Opportunities
There is an opportunity for a graduate student to join our research group in the Department of Earth and Environmental Sciences at the University of Minnesota starting in Fall 2025. It is a fantastic department with excellent analytical facilities including those associated with the Institute for Rock Magnetism. Interested prospective students could either apply to our PhD program or to our MS program. More information about both programs is available here: https://cse.umn.edu/esci/why-university-minnesota. Applications are due on December 15th.
Oman + Arabian-Nubian Shield paleogeography in the Neoproterozoic Era
The graduate student working on this research would join a collaborative project that was just funded by the NASA Exobiology program focused on the paleoenvironmental context of animal evolution and Snowball Earth glaciation. Sedimentary rocks in Oman record ca. 717 to 660 million-year-old global glaciation as well as ca. 650 million-year-old molecular fossils that can be interpreted as the earliest record of animals on Earth.

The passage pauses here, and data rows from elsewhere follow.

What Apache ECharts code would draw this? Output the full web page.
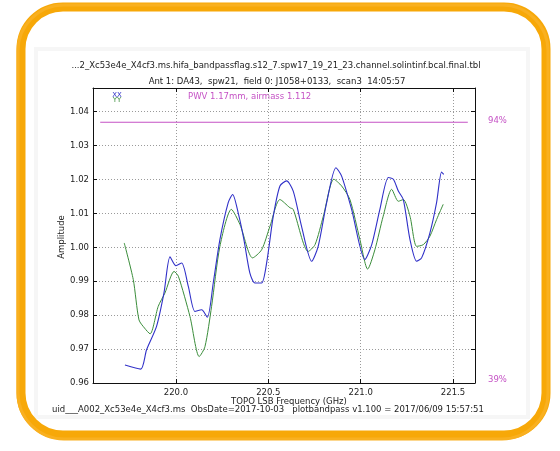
<!DOCTYPE html>
<html>
<head>
<meta charset="utf-8">
<script src="https://cdn.jsdelivr.net/npm/echarts@6/dist/echarts.min.js"></script>
<style>html,body{margin:0;padding:0;background:#fff;}#c{width:560px;height:451px;}</style>
</head>
<body>
<div id="c"></div>
<script>
// Frequencies (GHz) and amplitudes
const xxFreq = [219.724,219.809,219.841,219.895,219.935,219.968,220.0,220.031,220.067,220.103,220.139,220.17,220.202,220.238,220.283,220.307,220.337,220.368,220.40,220.428,220.464,220.491,220.527,220.563,220.599,220.635,220.68,220.735,220.77,220.816,220.866,220.897,220.951,221.023,221.06,221.104,221.15,221.177,221.204,221.231,221.267,221.303,221.33,221.375,221.411,221.438,221.45];
const xxAmp  = [0.9653,0.9641,0.9698,0.9767,0.9865,0.9972,0.9946,0.9954,0.9885,0.9811,0.9816,0.9794,0.9895,1.0023,1.0132,1.0156,1.0102,1.0023,0.9925,0.9895,0.9895,0.9954,1.0092,1.0181,1.0196,1.0166,1.0062,0.9959,1.0003,1.0132,1.0235,1.0210,1.0112,0.9964,1.0008,1.0112,1.0206,1.0201,1.0166,1.0141,1.0023,0.9959,0.9969,1.0043,1.0132,1.0222,1.0215];
const yyFreq = [219.72,219.769,219.80,219.83,219.86,219.904,219.94,219.99,220.013,220.076,220.126,220.157,220.193,220.238,220.30,220.347,220.415,220.464,220.509,220.563,220.617,220.635,220.716,220.753,220.798,220.855,220.897,220.942,220.996,221.038,221.077,221.122,221.168,221.204,221.231,221.267,221.303,221.339,221.375,221.411,221.447];
const yyAmp  = [1.0013,0.9905,0.9786,0.9762,0.9745,0.9826,0.9865,0.9929,0.9915,0.9796,0.9678,0.9707,0.9826,1.0003,1.0112,1.0067,0.9969,0.9993,1.0062,1.0141,1.0117,1.0112,0.9988,1.0008,1.0092,1.0201,1.0181,1.0141,1.0023,0.9936,0.9993,1.0092,1.0171,1.0136,1.0141,1.0092,1.0003,1.0008,1.0033,1.0082,1.0127];
const pwvFreq = [219.59, 221.58];
const pwvAmp  = [1.0369, 1.0369];
const xTicks = [220.0, 220.5, 221.0, 221.5];
const yTicks = [0.96, 0.97, 0.98, 0.99, 1.00, 1.01, 1.02, 1.03, 1.04];
const xRange = [219.551, 221.619];
const yRange = [0.96, 1.047];

const zip = (a, b) => a.map((v, i) => [v, b[i]]);
const F = 'DejaVu Sans';
const gridLine = {show: true, lineStyle: {color: '#9a9a9a', type: [1, 2], width: 1}};
const axLine = {show: true, onZero: false, lineStyle: {color: '#111', width: 1}};

const chart = echarts.init(document.getElementById('c'), null, {renderer: 'canvas'});
chart.setOption({
  animation: false,
  backgroundColor: '#fff',
  grid: {left: 93, right: 85, top: 88, bottom: 68},
  xAxis: [
    {type: 'value', min: xRange[0], max: xRange[1], position: 'bottom',
     axisLine: axLine,
     axisTick: {show: true, inside: true, length: 4, customValues: xTicks, lineStyle: {color: '#111'}},
     axisLabel: {customValues: xTicks, formatter: v => v.toFixed(1), fontFamily: F, fontSize: 8.5, color: '#222', margin: 5},
     splitLine: gridLine},
    {type: 'value', min: xRange[0], max: xRange[1], position: 'top',
     axisLine: axLine,
     axisTick: {show: true, inside: true, length: 4, customValues: xTicks, lineStyle: {color: '#111'}},
     axisLabel: {show: false}, splitLine: {show: false}}
  ],
  yAxis: [
    {type: 'value', min: yRange[0], max: yRange[1], position: 'left',
     axisLine: axLine,
     axisTick: {show: true, inside: true, length: 4, customValues: yTicks, lineStyle: {color: '#111'}},
     axisLabel: {customValues: yTicks, formatter: v => v.toFixed(2), fontFamily: F, fontSize: 8.5, color: '#222', margin: 4},
     splitLine: gridLine},
    {type: 'value', min: yRange[0], max: yRange[1], position: 'right',
     axisLine: axLine,
     axisTick: {show: true, inside: true, length: 4, customValues: yTicks, lineStyle: {color: '#111'}},
     axisLabel: {show: false}, splitLine: {show: false}}
  ],
  series: [
    {name: 'PWV', type: 'line', data: zip(pwvFreq, pwvAmp), showSymbol: false, lineStyle: {color: '#c552c5', width: 1.2}, silent: true},
    {name: 'YY', type: 'line', data: zip(yyFreq, yyAmp), showSymbol: false, smooth: 0.25, lineStyle: {color: '#3a8d3a', width: 1}, silent: true},
    {name: 'XX', type: 'line', data: zip(xxFreq, xxAmp), showSymbol: false, smooth: 0.25, lineStyle: {color: '#3030c8', width: 1.1}, silent: true}
  ],
  graphic: [
    {type: 'rect', shape: {x: 36, y: 49, width: 492, height: 368}, style: {fill: 'none', stroke: '#f6f6f6', lineWidth: 4}, silent: true},
    {type: 'rect', shape: {x: 21, y: 7, width: 525, height: 428, r: 42}, style: {fill: 'none', stroke: '#f7a808', lineWidth: 9}, silent: true},
    {type: 'rect', shape: {x: 18, y: 5, width: 530, height: 434, r: 46}, style: {fill: 'none', stroke: '#f9b020', lineWidth: 3}, silent: true},
    {type: 'text', x: 276, y: 66, style: {text: '...2_Xc53e4e_X4cf3.ms.hifa_bandpassflag.s12_7.spw17_19_21_23.channel.solintinf.bcal.final.tbl', font: '8.5px DejaVu Sans', fill: '#222', align: 'center', verticalAlign: 'middle'}},
    {type: 'text', x: 277, y: 82, style: {text: 'Ant 1: DA43,  spw21,  field 0: J1058+0133,  scan3  14:05:57', font: '8.5px DejaVu Sans', fill: '#222', align: 'center', verticalAlign: 'middle'}},
    {type: 'text', x: 117, y: 95, style: {text: 'XX', font: '7px DejaVu Sans', fill: '#3030c8', align: 'center', verticalAlign: 'middle'}},
    {type: 'text', x: 117, y: 100, style: {text: 'YY', font: '7px DejaVu Sans', fill: '#3a8d3a', align: 'center', verticalAlign: 'middle'}},
    {type: 'text', x: 188, y: 97, style: {text: 'PWV 1.17mm, airmass 1.112', font: '8.5px DejaVu Sans', fill: '#c552c5', align: 'left', verticalAlign: 'middle'}},
    {type: 'text', x: 488, y: 121, style: {text: '94%', font: '8.5px DejaVu Sans', fill: '#c552c5', align: 'left', verticalAlign: 'middle'}},
    {type: 'text', x: 488, y: 380, style: {text: '39%', font: '8.5px DejaVu Sans', fill: '#c552c5', align: 'left', verticalAlign: 'middle'}},
    {type: 'text', x: 62, y: 237, rotation: Math.PI / 2, style: {text: 'Amplitude', font: '8.5px DejaVu Sans', fill: '#222', align: 'center', verticalAlign: 'middle'}},
    {type: 'text', x: 289, y: 402, style: {text: 'TOPO LSB Frequency (GHz)', font: '8.5px DejaVu Sans', fill: '#222', align: 'center', verticalAlign: 'middle'}},
    {type: 'text', x: 268, y: 410, style: {text: 'uid___A002_Xc53e4e_X4cf3.ms  ObsDate=2017-10-03   plotbandpass v1.100 = 2017/06/09 15:57:51', font: '8.5px DejaVu Sans', fill: '#222', align: 'center', verticalAlign: 'middle'}}
  ]
});
</script>
</body>
</html>
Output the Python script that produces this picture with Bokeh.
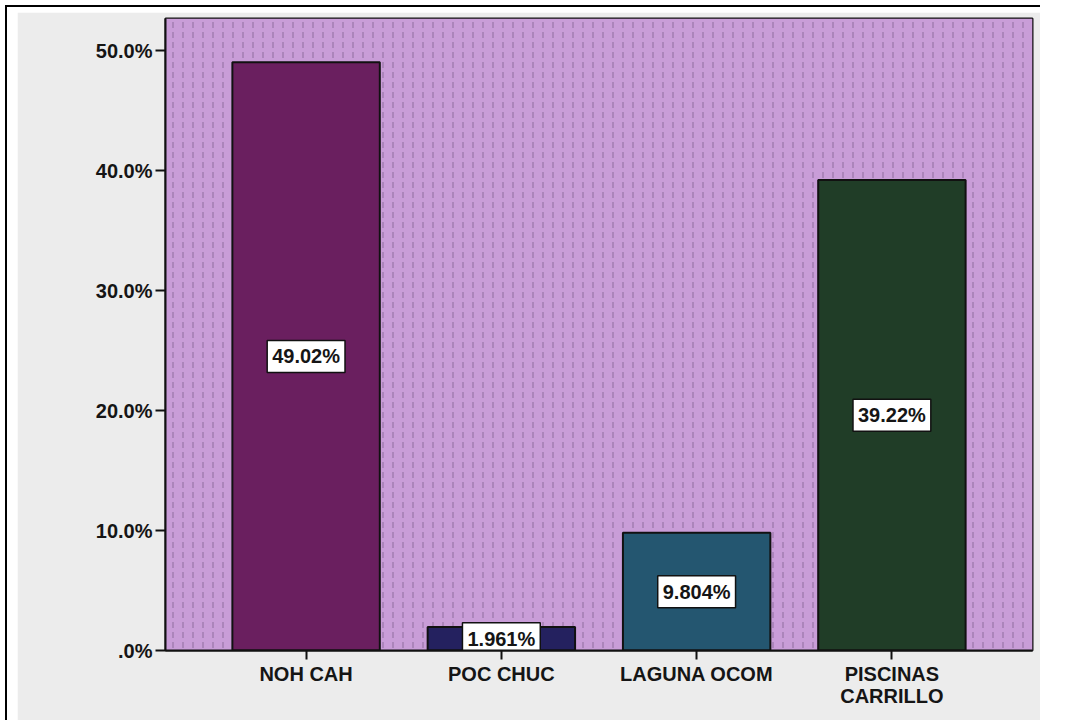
from bokeh.plotting import figure
from bokeh.models import ColumnDataSource, Range1d, FixedTicker, BoxAnnotation
from bokeh.layouts import column
from bokeh.core.properties import value
from bokeh.embed import file_html
from bokeh.resources import INLINE

categories = ["NOH CAH", "POC CHUC", "LAGUNA OCOM", "PISCINAS\nCARRILLO"]
percentages = [49.02, 1.961, 9.804, 39.22]
value_labels = ["49.02%", "1.961%", "9.804%", "39.22%"]
bar_colors = ["#6a1f5f", "#24215f", "#245670", "#203d27"]
y_ticks = [0, 10, 20, 30, 40, 50]
y_tick_labels = [".0%", "10.0%", "20.0%", "30.0%", "40.0%", "50.0%"]

positions = list(range(1, len(categories) + 1))
FONT = value("Liberation Sans")

src = ColumnDataSource(dict(
    x=positions,
    top=percentages,
    mid=[v / 2 for v in percentages],
    lab=value_labels,
    color=bar_colors,
))

p = figure(width=1023, height=708, output_backend="svg", toolbar_location=None,
           x_range=Range1d(0.28, 4.72), y_range=Range1d(0, 52.67))
p.min_border_left = 148
p.min_border_top = 6
p.min_border_right = 8
p.min_border_bottom = 70
p.border_fill_color = "#ececec"
p.background_fill_color = "#c99dd8"
p.outline_line_color = "#111111"
p.outline_line_width = 2
p.xgrid.visible = False
p.ygrid.visible = False

bg = BoxAnnotation(fill_color="#c99dd8", fill_alpha=1.0, line_alpha=0,
                   hatch_pattern=":", hatch_scale=10, hatch_color="#4a3358",
                   hatch_alpha=0.45, hatch_weight=1.0, level="underlay")
p.add_layout(bg)

p.vbar(x="x", top="top", bottom=0, width=0.755, source=src,
       fill_color="color", line_color="#111111", line_width=2)

p.text(x="x", y="mid", text="lab", source=src, text_font=FONT,
       text_font_style="bold", text_font_size="20px", text_color="#151515",
       text_align="center", text_baseline="middle",
       background_fill_color="white", border_line_color="#111111",
       border_line_width=1.5, padding=5)

for ax in (p.xaxis[0], p.yaxis[0]):
    ax.axis_line_color = "#111111"
    ax.axis_line_width = 2
    ax.major_tick_line_color = "#111111"
    ax.major_tick_line_width = 2
    ax.minor_tick_line_color = None
    ax.major_label_text_font = "Liberation Sans"
    ax.major_label_text_font_style = "bold"
    ax.major_label_text_color = "#151515"

p.yaxis.ticker = FixedTicker(ticks=y_ticks)
p.yaxis.major_label_overrides = {t: l for t, l in zip(y_ticks, y_tick_labels)}
p.yaxis.major_tick_out = 10
p.yaxis.major_tick_in = 0
p.yaxis.major_label_standoff = 3
p.yaxis.major_label_text_font_size = "20px"

p.xaxis.ticker = FixedTicker(ticks=positions)
p.xaxis.major_label_overrides = {pos: c for pos, c in zip(positions, categories)}
p.xaxis.major_tick_out = 9
p.xaxis.major_tick_in = 0
p.xaxis.major_label_standoff = 3
p.xaxis.major_label_text_font_size = "20px"
p.xaxis.major_label_text_line_height = 1.0

layout = column(p, styles={
    "margin-left": "5px", "margin-top": "5px",
    "border-top": "2px solid black", "border-left": "2px solid black",
    "padding-left": "10px", "padding-top": "5px", "background-color": "white",
})

open("out.html", "w").write(file_html(layout, INLINE))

We seek to constrain the paleolatitude where these sedimentary rocks were deposited to better reconstruct the ancient environment in which these early animals evolved. In conjunction with this effort, we want to understand the tectonic context of Oman which was situated on the margin of an ocean basin that had abundant arc volcanic arcs that would collide with one another to make the Arabian-Nubian shield. The research will include fieldwork and the development of paleomagnetic and magnetic mineralogy data from sedimentary rocks in southern Oman in a stratigraphic context. It will additionally involve field research on volcanic and intrusive rocks elsewhere in the Arabian-Nubian Shield. Associated paleomagnetic analysis presented the opportunity to constrain the paleolatitude of ophiolites as well as post-accretion intrusions associated with the assembly of the Arabian-Nubian Shield. Reconstructing the paleogeography of these volcanic arc terranes could hold the key to understanding changes on Earth that led to cooling and the onset of Snowball Earth.